**DATA SECTION**.
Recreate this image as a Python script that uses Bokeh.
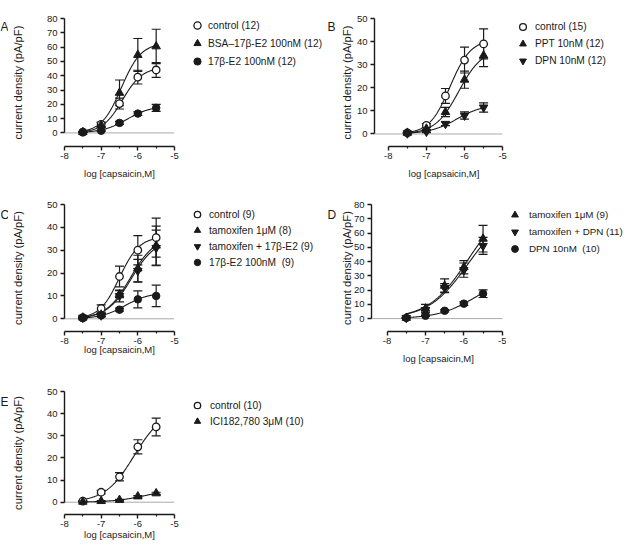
import numpy as np
from bokeh.plotting import figure
from bokeh.models import Range1d, FixedTicker, Legend, LegendItem, Spacer
from bokeh.core.properties import value
from bokeh.layouts import column, row
from bokeh.embed import file_html
from bokeh.resources import INLINE

FONT = "Liberation Sans"
INK = "#1a1a1a"

# ---------------- data ----------------
LOG_CAP = [-7.5, -7.0, -6.5, -6.0, -5.5]
X_TICKS = [-8, -7, -6, -5]
X_TICK_LABELS = ["-8", "-7", "-6", "-5"]
X_MINOR = [-7.5, -6.5, -5.5]
X_TITLE = "log [capsaicin,M]"
Y_TITLE = "current density (pA/pF)"

# Panel A
A_Y_TICKS = [0, 10, 20, 30, 40, 50, 60, 70, 80]
A_labels = ["control (12)", "BSA\u201317\u03b2-E2 100nM (12)", "17\u03b2-E2 100nM (12)"]
A_control_mean = [0.5, 6.0, 20.5, 39.0, 44.0]
A_control_sem = [0.3, 1.6, 3.8, 4.8, 5.2]
A_bsa_mean = [0.5, 5.5, 28.0, 54.5, 60.5]
A_bsa_sem = [0.3, 1.5, 9.0, 11.5, 12.0]
A_e2_mean = [0.5, 1.5, 7.0, 13.5, 17.5]
A_e2_sem = [0.2, 0.5, 1.0, 1.2, 2.5]
A_fit_top = [46.0, 63.0, 19.0]
A_fit_logec50 = [-6.42, -6.45, -6.30]
A_fit_hill = [1.6, 1.6, 1.3]

# Panel B
B_Y_TICKS = [0, 10, 20, 30, 40, 50]
B_labels = ["control (15)", "PPT 10nM (12)", "DPN 10nM (12)"]
B_control_mean = [0.5, 3.7, 16.5, 32.0, 39.0]
B_control_sem = [0.3, 0.8, 3.2, 5.6, 6.5]
B_ppt_mean = [0.5, 2.3, 9.5, 23.5, 34.0]
B_ppt_sem = [0.2, 0.6, 2.0, 3.7, 4.8]
B_dpn_mean = [0.3, 1.0, 4.4, 8.0, 11.5]
B_dpn_sem = [0.2, 0.4, 0.8, 1.6, 2.0]
B_fit_top = [41.0, 37.0, 13.0]
B_fit_logec50 = [-6.38, -6.15, -6.20]
B_fit_hill = [1.6, 1.4, 1.2]

# Panel C
C_Y_TICKS = [0, 10, 20, 30, 40, 50]
C_labels = ["control (9)", "tamoxifen 1\u03bcM (8)", "tamoxifen + 17\u03b2-E2 (9)", "17\u03b2-E2 100nM  (9)"]
C_control_mean = [0.5, 4.5, 18.5, 30.0, 35.5]
C_control_sem = [0.3, 1.6, 4.5, 6.4, 8.5]
C_tam_mean = [0.5, 1.8, 10.8, 22.0, 32.0]
C_tam_sem = [0.2, 0.6, 1.5, 5.8, 8.5]
C_tame2_mean = [0.5, 1.5, 10.0, 21.0, 31.0]
C_tame2_sem = [0.2, 0.5, 2.6, 5.0, 7.8]
C_e2_mean = [0.3, 1.5, 4.0, 8.5, 10.0]
C_e2_sem = [0.2, 0.4, 0.7, 3.7, 4.7]
C_fit_top = [36.0, 36.0, 35.0, 11.5]
C_fit_logec50 = [-6.50, -6.20, -6.18, -6.35]
C_fit_hill = [1.6, 1.3, 1.3, 1.3]

# Panel D
D_Y_TICKS = [0, 10, 20, 30, 40, 50, 60, 70, 80]
D_labels = ["tamoxifen 1\u03bcM (9)", "tamoxifen + DPN (11)", "DPN 10nM  (10)"]
D_tam_mean = [0.5, 7.0, 23.0, 36.0, 56.0]
D_tam_sem = [0.3, 3.0, 4.8, 4.6, 9.3]
D_tamdpn_mean = [0.5, 6.0, 21.5, 34.0, 51.0]
D_tamdpn_sem = [0.3, 1.5, 3.0, 5.0, 6.0]
D_dpn_mean = [0.5, 2.0, 5.5, 10.5, 17.5]
D_dpn_sem = [0.2, 0.5, 0.8, 1.2, 2.7]
D_fit_top = [82.0, 76.0, 30.0]
D_fit_logec50 = [-5.90, -5.90, -5.70]
D_fit_hill = [0.85, 0.85, 0.9]

# Panel E
E_Y_TICKS = [0, 10, 20, 30, 40, 50]
E_labels = ["control (10)", "ICI182,780 3\u03bcM (10)"]
E_control_mean = [0.5, 4.5, 11.5, 25.0, 34.0]
E_control_sem = [0.2, 0.8, 1.9, 3.2, 4.0]
E_ici_mean = [0.2, 0.5, 1.0, 2.6, 4.0]
E_ici_sem = [0.1, 0.2, 0.3, 0.4, 0.5]
E_fit_top = [42.0, 6.0]
E_fit_logec50 = [-6.10, -5.80]
E_fit_hill = [1.1, 1.0]

# ---------------- styling ----------------
MARKERS = {
    "open": dict(marker="circle", size=7.5, fill_color="white", line_color=INK, line_width=1.3),
    "dot": dict(marker="circle", size=7.5, fill_color=INK, line_color=INK, line_width=1),
    "tri": dict(marker="triangle", size=8.5, fill_color=INK, line_color=INK, line_width=1),
    "itri": dict(marker="inverted_triangle", size=8.5, fill_color=INK, line_color=INK, line_width=1),
}


def hill(top, logec50, n, xs):
    return top / (1.0 + 10.0 ** ((logec50 - xs) * n))


def blank_fig(w, h):
    f = figure(width=w, height=h, x_range=Range1d(0, w), y_range=Range1d(0, h),
               min_border_left=0, min_border_right=0, min_border_top=0, min_border_bottom=0,
               x_axis_location=None, y_axis_location=None, output_backend="svg",
               toolbar_location=None, tools="")
    f.outline_line_color = None
    f.xgrid.visible = False
    f.ygrid.visible = False
    f.background_fill_color = "white"
    f.border_fill_color = "white"
    return f


def letter_fig(letter, ox, oy, w, h, lx, ly):
    f = blank_fig(w, h)
    f.text(x=[lx - ox], y=[h - (ly - oy)], text=[letter], text_baseline="top",
           text_align="left", text_font=value(FONT), text_font_size="12px", text_color=INK)
    return f


def legend_box(series, ox, oy, w, h, leg):
    """Legend whose top-left corner sits at (ox, oy + spacer)."""
    row1_y, rh, standoff, fsize = leg
    gh = int(round(rh))
    top_off = int(round(row1_y - gh / 2.0 - oy))
    f = blank_fig(w, h - top_off)
    items = []
    for s in series:
        # one point of the series, outside this legend panel's view: gives the legend its glyph
        r = f.scatter(x=[s["x0"]], y=[s["mean"][0]], **MARKERS[s["kind"]])
        items.append(LegendItem(label=s["label"], renderers=[r]))
    legend = Legend(items=items, location="top_left", glyph_width=gh, glyph_height=gh,
                    label_height=gh, spacing=0, padding=0, margin=0, label_standoff=standoff,
                    border_line_color=None, background_fill_alpha=0,
                    label_text_font=FONT, label_text_font_size=fsize,
                    label_text_color=INK, label_text_baseline="middle")
    f.add_layout(legend)
    return column(Spacer(width=w, height=top_off), f)


def plot_fig(box, anch, frame_right, y_ticks, series, ylab_off, xlab_off):
    ox, oy, w, h = box
    yax, xm8, xm5, yzero, ytop, xax = anch
    y_top_val = y_ticks[-1]
    left = int(round(yax - ox))
    top = int(round(ytop - oy))
    bottom = int(round(oy + h - xax))
    fw = int(round(frame_right - yax))
    right = w - left - fw
    fh = h - top - bottom
    kx = (xm5 - xm8) / 3.0
    x0 = -8 - (xm8 - yax) / kx
    x1 = x0 + fw / kx
    ky = (yzero - ytop) / y_top_val
    y0 = y_top_val - fh / ky

    p = figure(width=w, height=h, x_range=Range1d(x0, x1), y_range=Range1d(y0, y_top_val),
               min_border_left=left, min_border_right=right, min_border_top=top,
               min_border_bottom=bottom, output_backend="svg", toolbar_location=None,
               tools="")
    p.outline_line_color = None
    p.xgrid.visible = False
    p.ygrid.visible = False
    p.background_fill_color = "white"
    p.border_fill_color = "white"

    xa = p.xaxis[0]
    ya = p.yaxis[0]
    xa.bounds = (X_TICKS[0], X_TICKS[-1])
    xa.ticker = FixedTicker(ticks=X_TICKS, minor_ticks=X_MINOR)
    xa.major_label_overrides = {t: s for t, s in zip(X_TICKS, X_TICK_LABELS)}
    ya.bounds = (y_ticks[0], y_ticks[-1])
    ya.ticker = FixedTicker(ticks=y_ticks, minor_ticks=[])
    for ax in (xa, ya):
        ax.axis_line_width = 1.4
        ax.axis_line_color = INK
        ax.major_tick_line_width = 1.4
        ax.major_tick_line_color = INK
        ax.major_tick_out = 4
        ax.major_tick_in = 0
        ax.minor_tick_out = 2
        ax.minor_tick_in = 0
        ax.minor_tick_line_width = 1.2
        ax.minor_tick_line_color = INK
        ax.major_label_text_font = FONT
        ax.major_label_text_font_size = "9.5px"
        ax.major_label_text_color = INK
        ax.axis_label_text_font = FONT
        ax.axis_label_text_font_style = "normal"
        ax.axis_label_text_color = INK
    ya.minor_tick_line_color = None
    xa.major_label_standoff = 2
    ya.major_label_standoff = 3
    xa.axis_label = X_TITLE
    ya.axis_label = Y_TITLE
    xa.axis_label_text_font_size = "9.5px"
    ya.axis_label_text_font_size = "11.2px"
    xa.axis_label_standoff = xlab_off
    ya.axis_label_standoff = ylab_off

    # dotted zero line, from the y axis to the end of the x axis
    p.segment(x0=[x0], y0=[0], x1=[X_TICKS[-1]], y1=[0], line_color="#555555",
              line_width=1, line_dash="1 1")

    xs_fit = np.linspace(LOG_CAP[0], LOG_CAP[-1], 160)
    for s in series:
        mean = np.array(s["mean"])
        sem = np.array(s["sem"])
        p.line(xs_fit, hill(s["top"], s["ec50"], s["n"], xs_fit), line_color=INK, line_width=1.1)
        p.segment(x0=LOG_CAP, y0=mean - sem, x1=LOG_CAP, y1=mean + sem,
                  line_color=INK, line_width=1.2)
        for yy in (mean + sem, mean - sem):
            p.scatter(LOG_CAP, yy, marker="dash", size=9, line_color=INK, line_width=1.2)
    for s in series:
        p.scatter(LOG_CAP, s["mean"], **MARKERS[s["kind"]])
    return p


def ser(label, kind, mean, sem, top, ec50, n):
    return dict(label=label, kind=kind, mean=mean, sem=sem, top=top, ec50=ec50, n=n,
                x0=LOG_CAP[0])


A_series = [
    ser(A_labels[0], "open", A_control_mean, A_control_sem, A_fit_top[0], A_fit_logec50[0], A_fit_hill[0]),
    ser(A_labels[1], "tri", A_bsa_mean, A_bsa_sem, A_fit_top[1], A_fit_logec50[1], A_fit_hill[1]),
    ser(A_labels[2], "dot", A_e2_mean, A_e2_sem, A_fit_top[2], A_fit_logec50[2], A_fit_hill[2]),
]
B_series = [
    ser(B_labels[0], "open", B_control_mean, B_control_sem, B_fit_top[0], B_fit_logec50[0], B_fit_hill[0]),
    ser(B_labels[1], "tri", B_ppt_mean, B_ppt_sem, B_fit_top[1], B_fit_logec50[1], B_fit_hill[1]),
    ser(B_labels[2], "itri", B_dpn_mean, B_dpn_sem, B_fit_top[2], B_fit_logec50[2], B_fit_hill[2]),
]
C_series = [
    ser(C_labels[0], "open", C_control_mean, C_control_sem, C_fit_top[0], C_fit_logec50[0], C_fit_hill[0]),
    ser(C_labels[1], "tri", C_tam_mean, C_tam_sem, C_fit_top[1], C_fit_logec50[1], C_fit_hill[1]),
    ser(C_labels[2], "itri", C_tame2_mean, C_tame2_sem, C_fit_top[2], C_fit_logec50[2], C_fit_hill[2]),
    ser(C_labels[3], "dot", C_e2_mean, C_e2_sem, C_fit_top[3], C_fit_logec50[3], C_fit_hill[3]),
]
D_series = [
    ser(D_labels[0], "tri", D_tam_mean, D_tam_sem, D_fit_top[0], D_fit_logec50[0], D_fit_hill[0]),
    ser(D_labels[1], "itri", D_tamdpn_mean, D_tamdpn_sem, D_fit_top[1], D_fit_logec50[1], D_fit_hill[1]),
    ser(D_labels[2], "dot", D_dpn_mean, D_dpn_sem, D_fit_top[2], D_fit_logec50[2], D_fit_hill[2]),
]
E_series = [
    ser(E_labels[0], "open", E_control_mean, E_control_sem, E_fit_top[0], E_fit_logec50[0], E_fit_hill[0]),
    ser(E_labels[1], "tri", E_ici_mean, E_ici_sem, E_fit_top[1], E_fit_logec50[1], E_fit_hill[1]),
]

# ---------- row 1 (y 0..183) ----------
R1Y, R1H = 0, 183
row1 = row(
    letter_fig("A", 0, R1Y, 8, R1H, 0, 2),
    plot_fig((8, R1Y, 180, R1H), (60, 60, 174, 132.7, 18.3, 145.7), 174, A_Y_TICKS, A_series, 20, 6),
    legend_box(A_series, 188, R1Y, 137, R1H, (25, 18.3, 2, "10.2px")),
    letter_fig("B", 325, R1Y, 12, R1H, 327, 2),
    plot_fig((337, R1Y, 177, R1H), (371.7, 385.7, 501.7, 134.7, 18.3, 146.7), 513, B_Y_TICKS, B_series, 1, 6),
    legend_box(B_series, 514, R1Y, 110, R1H, (26, 17, 4, "10.2px")),
)

# ---------- row 2 (y 183..370) ----------
R2Y, R2H = 183, 187
row2 = row(
    letter_fig("C", 0, R2Y, 8, R2H, 0, 188),
    plot_fig((8, R2Y, 181, R2H), (60, 60, 174, 318.3, 204, 330.7), 174, C_Y_TICKS, C_series, 20, -3),
    legend_box(C_series, 189, R2Y, 136, R2H, (214.3, 16, 4, "10.2px")),
    letter_fig("D", 325, R2Y, 12, R2H, 327, 188),
    plot_fig((337, R2Y, 169, R2H), (370, 385.7, 501.7, 318.3, 203.3, 330.7), 505, D_Y_TICKS, D_series, -2, 6),
    legend_box(D_series, 506, R2Y, 118, R2H, (214.3, 16.7, 6, "9.8px")),
)

# ---------- row 3 (y 370..542) ----------
R3Y, R3H = 370, 172
row3 = row(
    letter_fig("E", 0, R3Y, 8, R3H, 0, 375),
    plot_fig((8, R3Y, 181, R3H), (60, 60, 174, 505.6, 391.3, 518), 174, E_Y_TICKS, E_series, 20, -1),
    legend_box(E_series, 189, R3Y, 435, R3H, (405, 16, 5, "10.2px")),
)

layout = column(row1, row2, row3)
open("out.html", "w").write(file_html(layout, INLINE))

**CHALLENGE**.
Pictures are excluded: retype only the lines from the beginning of the listing above through the line with "A_fit_hill = [1.6, 1.6, 1.3]", both included.

**FULL OUTPUT**.
Recreate this image as a Python script that uses Bokeh.
import numpy as np
from bokeh.plotting import figure
from bokeh.models import Range1d, FixedTicker, Legend, LegendItem, Spacer
from bokeh.core.properties import value
from bokeh.layouts import column, row
from bokeh.embed import file_html
from bokeh.resources import INLINE

FONT = "Liberation Sans"
INK = "#1a1a1a"

# ---------------- data ----------------
LOG_CAP = [-7.5, -7.0, -6.5, -6.0, -5.5]
X_TICKS = [-8, -7, -6, -5]
X_TICK_LABELS = ["-8", "-7", "-6", "-5"]
X_MINOR = [-7.5, -6.5, -5.5]
X_TITLE = "log [capsaicin,M]"
Y_TITLE = "current density (pA/pF)"

# Panel A
A_Y_TICKS = [0, 10, 20, 30, 40, 50, 60, 70, 80]
A_labels = ["control (12)", "BSA\u201317\u03b2-E2 100nM (12)", "17\u03b2-E2 100nM (12)"]
A_control_mean = [0.5, 6.0, 20.5, 39.0, 44.0]
A_control_sem = [0.3, 1.6, 3.8, 4.8, 5.2]
A_bsa_mean = [0.5, 5.5, 28.0, 54.5, 60.5]
A_bsa_sem = [0.3, 1.5, 9.0, 11.5, 12.0]
A_e2_mean = [0.5, 1.5, 7.0, 13.5, 17.5]
A_e2_sem = [0.2, 0.5, 1.0, 1.2, 2.5]
A_fit_top = [46.0, 63.0, 19.0]
A_fit_logec50 = [-6.42, -6.45, -6.30]
A_fit_hill = [1.6, 1.6, 1.3]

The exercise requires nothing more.